Mais le NPA n’est pas audible actuellement…
A. K. : « Nous aussi, nous avons des difficultés à faire apparaître une alternative crédible à cette société qui soit enthousiasmante. Nous ne sommes pas électoralistes, au sens où nous n’allons pas à toutes les élections. Et lorsque nous nous présentons, ce n’est jamais pour faire croire que c’est par les élections que nous allons obtenir quoi que ce soit ! Mais il y a certaines élections qui jouent un certain rôle car elles sont des tribunes pour faire connaître nos idées. C’est la raison pour laquelle Philippe Poutou sera candidat pour le NPA à la présidentielle ! »
Avez-vous une recette cette fois-ci pour ne pas enregistrer à nouveau un résultat très faible ?

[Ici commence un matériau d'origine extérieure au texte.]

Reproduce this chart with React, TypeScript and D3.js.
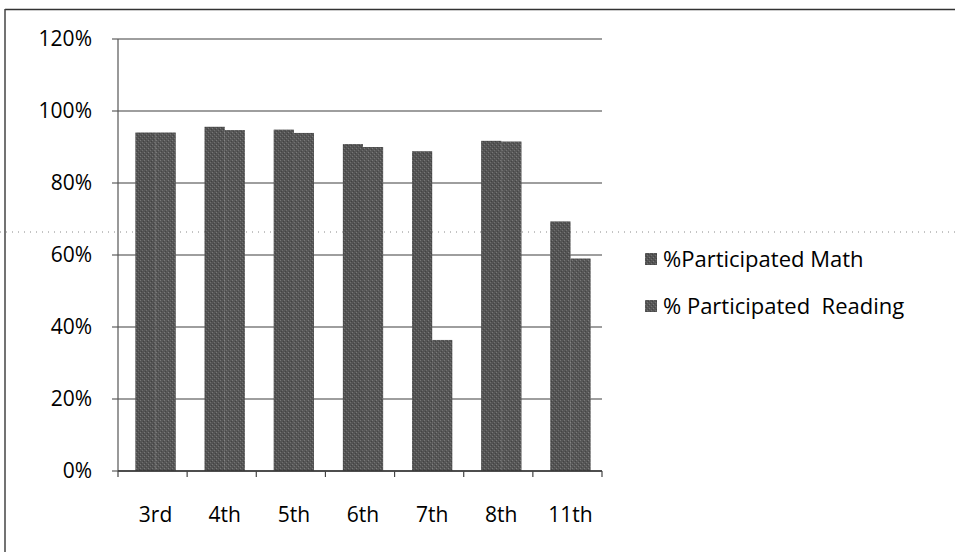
import React from "react";
import * as d3 from "d3";

const categories = ["3rd", "4th", "5th", "6th", "7th", "8th", "11th"];
const mathValues = [0.94, 0.956, 0.948, 0.908, 0.888, 0.917, 0.693];
const readingValues = [0.94, 0.947, 0.939, 0.90, 0.364, 0.915, 0.59];
const seriesNames = ["%Participated Math", "% Participated  Reading"];
const yTicks = [0, 0.2, 0.4, 0.6, 0.8, 1.0, 1.2];

const W = 955;
const H = 552;
const plot = { left: 118, right: 602, top: 39, bottom: 471 };
const FONT = "'Open Sans', 'Liberation Sans', sans-serif";

export default function App() {
  const x = d3.scaleBand<string>().domain(categories).range([plot.left, plot.right]).paddingInner(0).paddingOuter(0);
  const inner = d3.scaleBand<string>().domain(["m", "r"]).range([3, x.bandwidth() + 3]).paddingOuter(0.72).paddingInner(0);
  const y = d3.scaleLinear().domain([0, 1.2]).range([plot.bottom, plot.top]);
  const colors = ["#545454", "#595959"];
  const series = [mathValues, readingValues];

  return (
    <svg width={W} height={H} style={{ position: "absolute", left: 0, top: 0, background: "#fff" }}>
      <defs>
        <pattern id="grain" width="4" height="4" patternUnits="userSpaceOnUse">
          <rect width="4" height="4" fill="#555" />
          <rect x="0" y="0" width="1" height="1" fill="#9a9a9a" />
          <rect x="2" y="2" width="1" height="1" fill="#8a8a8a" />
          <rect x="1" y="3" width="1" height="1" fill="#333" />
          <rect x="3" y="1" width="1" height="1" fill="#2e2e2e" />
        </pattern>
      </defs>
      {/* outer border */}
      <line x1={5} x2={W} y1={9.5} y2={9.5} stroke="#333" strokeWidth={1.5} />
      <line x1={5} x2={5} y1={9} y2={H} stroke="#444" strokeWidth={1.5} />
      {/* scan fold dotted line */}
      <line x1={0} x2={W} y1={232} y2={232} stroke="#888" strokeWidth={1} strokeDasharray="1 5" />

      {/* gridlines and y ticks */}
      {yTicks.map((t) => (
        <g key={t}>
          <line x1={plot.left - 6} x2={plot.right} y1={y(t)} y2={y(t)} stroke="#3f3f3f" strokeWidth={1.2} />
          <text x={92} y={y(t)} dy="0.35em" textAnchor="end" fontFamily={FONT} fontSize={21} fill="#000">
            {d3.format(".0%")(t)}
          </text>
        </g>
      ))}
      {/* y axis */}
      <line x1={plot.left} x2={plot.left} y1={plot.top} y2={plot.bottom} stroke="#555" strokeWidth={1.2} />

      {/* bars */}
      {categories.map((c, i) => (
        <g key={c}>
          {series.map((vals, s) => (
            <rect
              key={s}
              x={(x(c) as number) + (inner(s === 0 ? "m" : "r") as number)}
              y={y(vals[i])}
              width={inner.bandwidth()}
              height={plot.bottom - y(vals[i])}
              fill={colors[s]}
            />
          ))}
          {series.map((vals, s) => (
            <rect
              key={"g" + s}
              x={(x(c) as number) + (inner(s === 0 ? "m" : "r") as number)}
              y={y(vals[i])}
              width={inner.bandwidth()}
              height={plot.bottom - y(vals[i])}
              fill="url(#grain)"
              opacity={0.5}
            />
          ))}
        </g>
      ))}

      {/* x axis */}
      <line x1={plot.left} x2={plot.right} y1={plot.bottom} y2={plot.bottom} stroke="#333" strokeWidth={1.5} />
      {categories.concat([""]).map((c, i) => {
        const xx = plot.left + i * x.step();
        return <line key={"t" + i} x1={xx} x2={xx} y1={plot.bottom} y2={plot.bottom + 6} stroke="#444" strokeWidth={1.2} />;
      })}
      {categories.map((c) => (
        <text key={"l" + c} x={(x(c) as number) + x.bandwidth() / 2 + 3} y={522} textAnchor="middle" fontFamily={FONT} fontSize={21} fill="#000">
          {c}
        </text>
      ))}

      {/* legend */}
      {seriesNames.map((name, s) => (
        <g key={name} transform={`translate(645, ${253 + s * 47})`}>
          <rect x={0} y={0} width={12} height={12} fill={colors[s]} />
          <rect x={0} y={0} width={12} height={12} fill="url(#grain)" opacity={0.5} />
          <text x={18} y={14} fontFamily={FONT} fontSize={22} fill="#000" style={{ whiteSpace: "pre" }}>
            {name}
          </text>
        </g>
      ))}
    </svg>
  );
}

A. K. : « Il faut être très ouvert au niveau du débat car les gens se posent plein de questions. Il ne faut pas apparaître sectaire en échangeant avec la gauche, l’extrême gauche, avec les mouvement radicaux et associatifs. Dans le même temps, il faut imposer notre projet. Aujourd’hui, le problème réside dans le pouvoir. Regardez les Zapatistes au Mexique, Syriza en Grèce ou Podemos en Espagne : ils ont échoué car ils ont mal posé le problème du pouvoir ! »
Rêvez-vous encore, comme vous l’avez écrit, d’un « nouveau Mai 68 qui réussisse » ?
A. K. : « Oui, parce que mai 1968 a été un soulèvement général qui a duré plusieurs semaines. C’est en ce sens que nous pouvons souhaiter un nouveau Mai 68 mais qui réussisse. Parce que la révolte de l’époque – politique, sociale, culturelle et idéologique – a débouché sur une victoire de la droite ! »
Vous pensez toujours, selon un célèbre proverbe de l’époque, que « la barricade ferme la rue mais ouvre la voie » ?
A. K. : « D’un certain point de vue oui ! Les barricades de 68 que nous avions d’ailleurs construite n’importe comment – certains ayant dans la tête la commune de Paris –, ont été érigées, à la fois, par un vieux mouvement ouvrier avec ses vieilles histoires et un nouveau mouvement qui apparaissait. Il faut essayer d’avoir un mouvement général de la population qui réussisse. Cela reste toujours d’actualité ».